Entre eles, Pedro o apóstolo, a quem Jesus confiou a
missão de confirmar a fé de seus irmãos (cf. Lc 22,31-32), os ajuda a estreitar
o vínculo de comunhão com o Papa, seu sucessor, e a buscar em Jesus as palavras
de vida eterna.
Paulo, o evangelizador incansável, lhes indicou o
caminho da audácia missionária e a vontade de se aproximar de cada realidade
cultural com a Boa Nova da salvação.
João, o discípulo amado do Senhor, lhes revelou a
força transformadora do mandamento novo e a fecundidade de permanecer em seu
amor.
§274.
Nossos povos nutrem carinho e especial devoção por José, esposo de Maria, homem
justo, fiel e generoso que sabe perder-se para se achar no mistério do Filho.

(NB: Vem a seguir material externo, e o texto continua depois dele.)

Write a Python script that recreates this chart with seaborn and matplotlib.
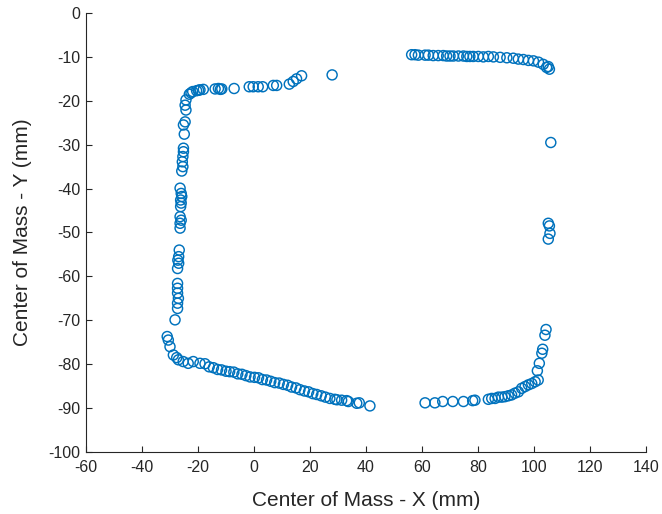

São José, o silencioso mestre, fascina, atrai e
ensina, não com palavras mas com o resplandecente testemunho de suas virtudes e
de sua firme simplicidade.
§275.
Nossas comunidades levam o selo dos apóstolos e, além disso, reconhecem o
testemunho cristão de tantos homens e mulheres que espalharam em nossa
geografia as sementes do Evangelho, vivendo valentemente sua fé, inclusive
derramando seu sangue como mártires.
Seu exemplo de vida e santidade constitui um presente
precioso para o caminho cristão dos latino-americanos e, simultaneamente, um
estímulo para imitar suas virtudes nas novas expressões culturais da história.
Com a paixão de seu amor a Jesus Cristo, foram
membros ativos e missionários em sua comunidade eclesial.
Com valentia, perseveraram na promoção dos direitos
das pessoas, foram perspicazes no discernimento crítico da realidade à luz do
ensino social da Igreja e críveis pelo testemunho coerente de suas vidas.
Nós, cristãos de hoje, acolhemos sua herança e nos
sentimos chamados a continuar com renovado ardor apostólico e missionário o estilo
evangélico de vida que nos transmitiram.